• _TASK STATEMENT_
Your task is to give the listing below back word for word, pictures excluded.

• _INFORMATION PROVIDED_
★ ★ ★ ★

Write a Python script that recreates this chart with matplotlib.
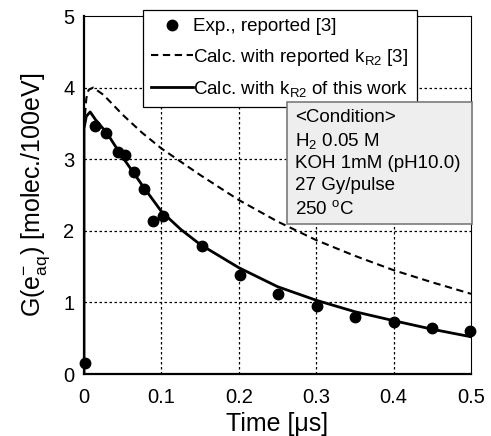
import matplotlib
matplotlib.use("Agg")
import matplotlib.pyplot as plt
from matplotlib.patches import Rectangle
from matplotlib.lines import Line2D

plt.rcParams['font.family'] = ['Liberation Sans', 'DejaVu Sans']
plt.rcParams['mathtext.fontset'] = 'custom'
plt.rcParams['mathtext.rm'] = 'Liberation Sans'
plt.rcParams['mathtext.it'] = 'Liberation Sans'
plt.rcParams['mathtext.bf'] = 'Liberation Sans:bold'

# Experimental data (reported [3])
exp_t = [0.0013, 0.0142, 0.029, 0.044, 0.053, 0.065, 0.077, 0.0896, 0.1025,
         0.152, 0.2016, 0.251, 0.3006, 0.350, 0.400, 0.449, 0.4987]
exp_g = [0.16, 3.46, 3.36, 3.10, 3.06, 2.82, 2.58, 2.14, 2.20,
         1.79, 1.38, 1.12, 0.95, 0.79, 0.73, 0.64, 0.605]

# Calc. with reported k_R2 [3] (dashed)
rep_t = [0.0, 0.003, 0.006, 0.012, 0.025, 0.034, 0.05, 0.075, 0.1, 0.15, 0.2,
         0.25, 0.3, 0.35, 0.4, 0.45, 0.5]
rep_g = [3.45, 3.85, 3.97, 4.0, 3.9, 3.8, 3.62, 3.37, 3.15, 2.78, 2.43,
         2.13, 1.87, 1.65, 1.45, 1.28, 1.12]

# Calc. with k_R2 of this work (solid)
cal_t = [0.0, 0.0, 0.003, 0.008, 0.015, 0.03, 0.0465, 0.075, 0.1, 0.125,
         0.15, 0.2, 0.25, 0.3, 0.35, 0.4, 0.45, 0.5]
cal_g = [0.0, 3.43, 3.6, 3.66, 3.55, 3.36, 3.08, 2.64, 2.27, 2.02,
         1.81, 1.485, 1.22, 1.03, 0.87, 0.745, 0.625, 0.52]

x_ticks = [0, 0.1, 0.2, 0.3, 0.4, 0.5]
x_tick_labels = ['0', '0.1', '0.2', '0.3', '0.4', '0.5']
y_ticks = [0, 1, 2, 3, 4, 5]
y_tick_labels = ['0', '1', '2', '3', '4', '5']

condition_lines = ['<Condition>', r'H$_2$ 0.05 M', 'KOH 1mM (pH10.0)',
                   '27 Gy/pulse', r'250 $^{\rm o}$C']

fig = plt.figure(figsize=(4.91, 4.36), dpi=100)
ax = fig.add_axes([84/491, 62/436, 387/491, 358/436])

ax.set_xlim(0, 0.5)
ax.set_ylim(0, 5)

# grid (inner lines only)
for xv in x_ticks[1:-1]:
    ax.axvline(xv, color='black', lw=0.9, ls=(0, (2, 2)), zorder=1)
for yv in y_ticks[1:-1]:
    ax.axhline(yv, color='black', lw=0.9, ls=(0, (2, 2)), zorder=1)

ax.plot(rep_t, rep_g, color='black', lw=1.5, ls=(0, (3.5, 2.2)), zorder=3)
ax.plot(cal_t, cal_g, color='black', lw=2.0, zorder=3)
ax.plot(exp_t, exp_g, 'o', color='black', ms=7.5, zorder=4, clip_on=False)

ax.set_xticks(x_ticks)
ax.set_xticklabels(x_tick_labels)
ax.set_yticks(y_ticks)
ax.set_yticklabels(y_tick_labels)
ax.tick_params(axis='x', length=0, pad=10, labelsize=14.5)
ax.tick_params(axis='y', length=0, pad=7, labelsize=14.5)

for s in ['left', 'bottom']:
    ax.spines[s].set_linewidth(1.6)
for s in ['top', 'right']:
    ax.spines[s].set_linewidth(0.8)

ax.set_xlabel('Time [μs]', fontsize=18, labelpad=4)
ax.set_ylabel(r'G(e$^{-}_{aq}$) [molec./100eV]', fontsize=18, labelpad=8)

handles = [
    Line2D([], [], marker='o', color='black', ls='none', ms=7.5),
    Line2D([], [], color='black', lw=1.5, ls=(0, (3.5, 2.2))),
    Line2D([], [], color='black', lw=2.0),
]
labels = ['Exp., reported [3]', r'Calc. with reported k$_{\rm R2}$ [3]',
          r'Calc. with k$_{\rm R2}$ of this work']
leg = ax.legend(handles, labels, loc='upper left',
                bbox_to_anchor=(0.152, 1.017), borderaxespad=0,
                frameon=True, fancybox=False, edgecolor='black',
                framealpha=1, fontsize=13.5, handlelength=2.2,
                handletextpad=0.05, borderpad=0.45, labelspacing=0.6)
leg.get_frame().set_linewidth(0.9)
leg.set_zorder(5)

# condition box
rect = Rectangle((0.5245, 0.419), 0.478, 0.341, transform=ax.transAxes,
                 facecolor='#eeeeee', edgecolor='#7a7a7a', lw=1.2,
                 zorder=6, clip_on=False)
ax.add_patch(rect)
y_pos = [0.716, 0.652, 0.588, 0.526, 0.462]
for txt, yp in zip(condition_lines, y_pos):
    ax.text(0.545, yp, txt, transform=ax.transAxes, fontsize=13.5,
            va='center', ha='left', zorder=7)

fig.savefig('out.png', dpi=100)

★ ★ ★ ★

• _WRITTEN SOLUTION_
Write a Python script that recreates this chart with matplotlib.
import matplotlib
matplotlib.use("Agg")
import matplotlib.pyplot as plt
from matplotlib.patches import Rectangle
from matplotlib.lines import Line2D

plt.rcParams['font.family'] = ['Liberation Sans', 'DejaVu Sans']
plt.rcParams['mathtext.fontset'] = 'custom'
plt.rcParams['mathtext.rm'] = 'Liberation Sans'
plt.rcParams['mathtext.it'] = 'Liberation Sans'
plt.rcParams['mathtext.bf'] = 'Liberation Sans:bold'

# Experimental data (reported [3])
exp_t = [0.0013, 0.0142, 0.029, 0.044, 0.053, 0.065, 0.077, 0.0896, 0.1025,
         0.152, 0.2016, 0.251, 0.3006, 0.350, 0.400, 0.449, 0.4987]
exp_g = [0.16, 3.46, 3.36, 3.10, 3.06, 2.82, 2.58, 2.14, 2.20,
         1.79, 1.38, 1.12, 0.95, 0.79, 0.73, 0.64, 0.605]

# Calc. with reported k_R2 [3] (dashed)
rep_t = [0.0, 0.003, 0.006, 0.012, 0.025, 0.034, 0.05, 0.075, 0.1, 0.15, 0.2,
         0.25, 0.3, 0.35, 0.4, 0.45, 0.5]
rep_g = [3.45, 3.85, 3.97, 4.0, 3.9, 3.8, 3.62, 3.37, 3.15, 2.78, 2.43,
         2.13, 1.87, 1.65, 1.45, 1.28, 1.12]

# Calc. with k_R2 of this work (solid)
cal_t = [0.0, 0.0, 0.003, 0.008, 0.015, 0.03, 0.0465, 0.075, 0.1, 0.125,
         0.15, 0.2, 0.25, 0.3, 0.35, 0.4, 0.45, 0.5]
cal_g = [0.0, 3.43, 3.6, 3.66, 3.55, 3.36, 3.08, 2.64, 2.27, 2.02,
         1.81, 1.485, 1.22, 1.03, 0.87, 0.745, 0.625, 0.52]

x_ticks = [0, 0.1, 0.2, 0.3, 0.4, 0.5]
x_tick_labels = ['0', '0.1', '0.2', '0.3', '0.4', '0.5']
y_ticks = [0, 1, 2, 3, 4, 5]
y_tick_labels = ['0', '1', '2', '3', '4', '5']

condition_lines = ['<Condition>', r'H$_2$ 0.05 M', 'KOH 1mM (pH10.0)',
                   '27 Gy/pulse', r'250 $^{\rm o}$C']

fig = plt.figure(figsize=(4.91, 4.36), dpi=100)
ax = fig.add_axes([84/491, 62/436, 387/491, 358/436])

ax.set_xlim(0, 0.5)
ax.set_ylim(0, 5)

# grid (inner lines only)
for xv in x_ticks[1:-1]:
    ax.axvline(xv, color='black', lw=0.9, ls=(0, (2, 2)), zorder=1)
for yv in y_ticks[1:-1]:
    ax.axhline(yv, color='black', lw=0.9, ls=(0, (2, 2)), zorder=1)

ax.plot(rep_t, rep_g, color='black', lw=1.5, ls=(0, (3.5, 2.2)), zorder=3)
ax.plot(cal_t, cal_g, color='black', lw=2.0, zorder=3)
ax.plot(exp_t, exp_g, 'o', color='black', ms=7.5, zorder=4, clip_on=False)

ax.set_xticks(x_ticks)
ax.set_xticklabels(x_tick_labels)
ax.set_yticks(y_ticks)
ax.set_yticklabels(y_tick_labels)
ax.tick_params(axis='x', length=0, pad=10, labelsize=14.5)
ax.tick_params(axis='y', length=0, pad=7, labelsize=14.5)

for s in ['left', 'bottom']:
    ax.spines[s].set_linewidth(1.6)
for s in ['top', 'right']:
    ax.spines[s].set_linewidth(0.8)

ax.set_xlabel('Time [μs]', fontsize=18, labelpad=4)
ax.set_ylabel(r'G(e$^{-}_{aq}$) [molec./100eV]', fontsize=18, labelpad=8)

handles = [
    Line2D([], [], marker='o', color='black', ls='none', ms=7.5),
    Line2D([], [], color='black', lw=1.5, ls=(0, (3.5, 2.2))),
    Line2D([], [], color='black', lw=2.0),
]
labels = ['Exp., reported [3]', r'Calc. with reported k$_{\rm R2}$ [3]',
          r'Calc. with k$_{\rm R2}$ of this work']
leg = ax.legend(handles, labels, loc='upper left',
                bbox_to_anchor=(0.152, 1.017), borderaxespad=0,
                frameon=True, fancybox=False, edgecolor='black',
                framealpha=1, fontsize=13.5, handlelength=2.2,
                handletextpad=0.05, borderpad=0.45, labelspacing=0.6)
leg.get_frame().set_linewidth(0.9)
leg.set_zorder(5)

# condition box
rect = Rectangle((0.5245, 0.419), 0.478, 0.341, transform=ax.transAxes,
                 facecolor='#eeeeee', edgecolor='#7a7a7a', lw=1.2,
                 zorder=6, clip_on=False)
ax.add_patch(rect)
y_pos = [0.716, 0.652, 0.588, 0.526, 0.462]
for txt, yp in zip(condition_lines, y_pos):
    ax.text(0.545, yp, txt, transform=ax.transAxes, fontsize=13.5,
            va='center', ha='left', zorder=7)

fig.savefig('out.png', dpi=100)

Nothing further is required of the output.